▶ **What is being asked**: Copy every line of the data in which the word "matplotlib" occurs.

▶ **Recorded information**:
— Start —

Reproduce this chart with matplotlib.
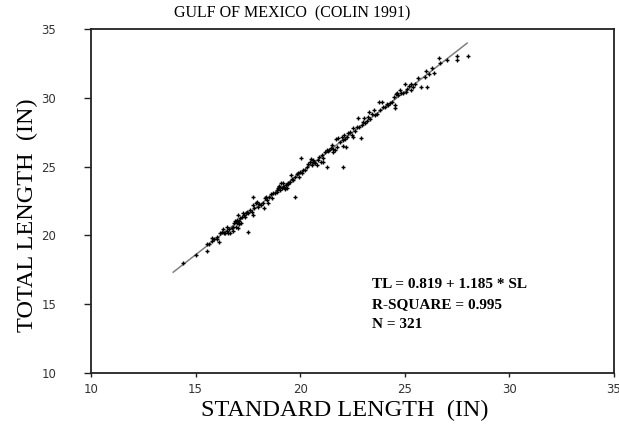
import matplotlib
matplotlib.use("Agg")
import matplotlib.pyplot as plt

# Standard length (SL, in) and total length (TL, in)
sl = [14.38, 15.02, 15.53, 15.56, 15.66, 15.77, 15.80, 15.88, 16.01, 16.04,
      16.13, 16.17, 16.25, 16.29, 16.36, 16.41, 16.49, 16.52, 16.56, 16.61,
      16.64, 16.72, 16.77, 16.80, 16.84, 16.88, 16.93, 16.96, 17.00, 17.04,
      17.04, 17.09, 17.12, 17.15, 17.20, 17.25, 17.31, 17.36, 17.41, 17.47,
      17.52, 17.52, 17.60, 17.68, 17.73, 17.76, 17.76, 17.79, 17.89, 17.95,
      18.00, 18.05, 18.11, 18.24, 18.29, 18.32, 18.37, 18.43, 18.48, 18.52,
      18.59, 18.64, 18.72, 18.80, 18.88, 18.96, 19.00, 19.03, 19.07, 19.11,
      19.16, 19.19, 19.27, 19.32, 19.35, 19.43, 19.51, 19.54, 19.59, 19.67,
      19.75, 19.77, 19.83, 19.91, 19.96, 19.99, 20.02, 20.07, 20.15, 20.23,
      20.31, 20.39, 20.47, 20.50, 20.55, 20.60, 20.66, 20.71, 20.79, 20.87,
      20.91, 20.98, 21.03, 21.07, 21.11, 21.19, 21.27, 21.30, 21.39, 21.46,
      21.50, 21.55, 21.58, 21.66, 21.71, 21.74, 21.82, 21.90, 21.98, 22.03,
      22.06, 22.06, 22.09, 22.14, 22.19, 22.22, 22.30, 22.38, 22.46, 22.51,
      22.54, 22.62, 22.70, 22.78, 22.83, 22.89, 22.94, 23.02, 23.05, 23.10,
      23.18, 23.26, 23.30, 23.34, 23.42, 23.53, 23.58, 23.69, 23.78, 23.81,
      23.89, 23.97, 24.05, 24.13, 24.21, 24.29, 24.37, 24.48, 24.53, 24.53,
      24.58, 24.64, 24.69, 24.77, 24.80, 24.93, 25.01, 25.06, 25.12, 25.22,
      25.28, 25.28, 25.38, 25.49, 25.65, 25.76, 25.97, 26.01, 26.05, 26.17,
      26.28, 26.40, 26.65, 26.68, 27.00, 27.51, 27.51, 28.01,
      16.99, 17.07, 18.90, 18.99, 19.22, 19.40, 20.60, 21.35]
tl = [18.02, 18.55, 18.87, 19.37, 19.37, 19.59, 19.81, 19.71, 19.71, 19.91,
      19.54, 20.15, 20.27, 20.44, 20.20, 20.20, 20.32, 20.63, 20.20, 20.44,
      20.20, 20.51, 20.34, 20.63, 20.92, 21.05, 20.63, 21.12, 20.88, 21.48,
      20.51, 21.05, 21.24, 20.92, 21.36, 21.60, 21.48, 21.36, 21.60, 21.72,
      20.27, 21.60, 21.85, 21.72, 21.48, 22.81, 22.21, 21.97, 22.33, 22.45,
      22.09, 22.28, 22.21, 22.38, 21.97, 22.69, 22.81, 22.57, 22.33, 22.81,
      23.01, 22.69, 23.11, 23.06, 23.18, 23.42, 23.54, 23.30, 23.78, 23.42,
      23.54, 23.78, 23.35, 23.66, 23.42, 23.78, 23.90, 24.39, 24.07, 24.03,
      24.27, 22.81, 24.46, 24.56, 24.27, 24.63, 25.60, 24.51, 24.75, 24.75,
      24.99, 25.19, 25.36, 25.53, 25.12, 25.48, 25.36, 25.24, 25.12, 25.48,
      25.67, 25.36, 25.84, 25.60, 25.36, 26.08, 24.99, 26.21, 26.21, 26.33,
      26.57, 26.25, 26.08, 26.21, 26.98, 26.45, 27.05, 26.81, 27.17, 26.50,
      26.93, 24.99, 27.30, 26.98, 26.45, 27.17, 27.42, 27.54, 27.30, 27.17,
      27.78, 27.61, 27.85, 28.51, 27.85, 27.05, 28.02, 28.27, 28.51, 28.14,
      28.34, 28.58, 28.99, 28.43, 28.82, 29.11, 28.75, 28.82, 29.72, 29.11,
      29.72, 29.35, 29.35, 29.55, 29.48, 29.60, 29.72, 30.03, 29.23, 29.48,
      30.28, 30.32, 30.20, 30.57, 30.37, 30.37, 31.00, 30.45, 30.61, 30.86,
      31.00, 30.57, 30.81, 31.00, 31.41, 30.76, 31.54, 31.97, 30.76, 31.73,
      32.14, 31.78, 32.87, 32.50, 32.75, 33.04, 32.75, 33.04,
      21.00, 20.80, 23.30, 23.60, 23.50, 23.70, 25.30, 26.10]

# Fitted regression line end points
fit_sl = [13.93, 27.98]
fit_intercept = 0.819
fit_slope = 1.185
fit_tl = [fit_intercept + fit_slope * v for v in fit_sl]

x_ticks = [10, 15, 20, 25, 30, 35]
y_ticks = [10, 15, 20, 25, 30, 35]

fig = plt.figure(figsize=(6.19, 4.28), dpi=100)
ax = fig.add_axes([91 / 619, 1 - 373 / 428, (614 - 91) / 619, (373 - 29) / 428])

ax.plot(fit_sl, fit_tl, color="#7f7f7f", linewidth=1.1, zorder=2)
ax.plot(sl, tl, linestyle="none", marker="+", color="black",
        markersize=3.5, markeredgewidth=1.0, zorder=3)

ax.set_xlim(10, 35)
ax.set_ylim(10, 35)
ax.set_xticks(x_ticks)
ax.set_yticks(y_ticks)
tick_font = {"family": ["Liberation Sans Narrow", "DejaVu Sans"], "size": 8.5}
ax.set_xticklabels([str(v) for v in x_ticks], fontdict=tick_font, color="#333333")
ax.set_yticklabels([str(v) for v in y_ticks], fontdict=tick_font, color="#333333")
ax.tick_params(axis="y", direction="out", length=5, width=1, pad=20, color="#222222")
ax.tick_params(axis="x", direction="out", length=3, width=1, pad=4, color="#222222")
for s in ax.spines.values():
    s.set_linewidth(1.3)
    s.set_color("#222222")

serif = ["Liberation Serif", "DejaVu Serif"]
fig.text(292 / 619, 1 - 13 / 428, "GULF OF MEXICO  (COLIN 1991)",
         family=serif, fontsize=11.5, ha="center", va="center")
fig.text(345 / 619, 1 - 410 / 428, "STANDARD LENGTH  (IN)",
         family=serif, fontsize=17.5, ha="center", va="center")
fig.text(27 / 619, 1 - 215 / 428, "TOTAL LENGTH  (IN)",
         family=serif, fontsize=17.5, ha="center", va="center", rotation=90)

stats = ["TL = 0.819 + 1.185 * SL", "R-SQUARE = 0.995", "N = 321"]
for i, line in enumerate(stats):
    fig.text(372 / 619, 1 - (285 + 20 * i) / 428, line, family=serif,
             fontsize=11, fontweight="bold", ha="left", va="center")

fig.savefig("out.png", dpi=100)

— End —

▶ **Solution to this task**:
Reproduce this chart with matplotlib.
import matplotlib
matplotlib.use("Agg")
import matplotlib.pyplot as plt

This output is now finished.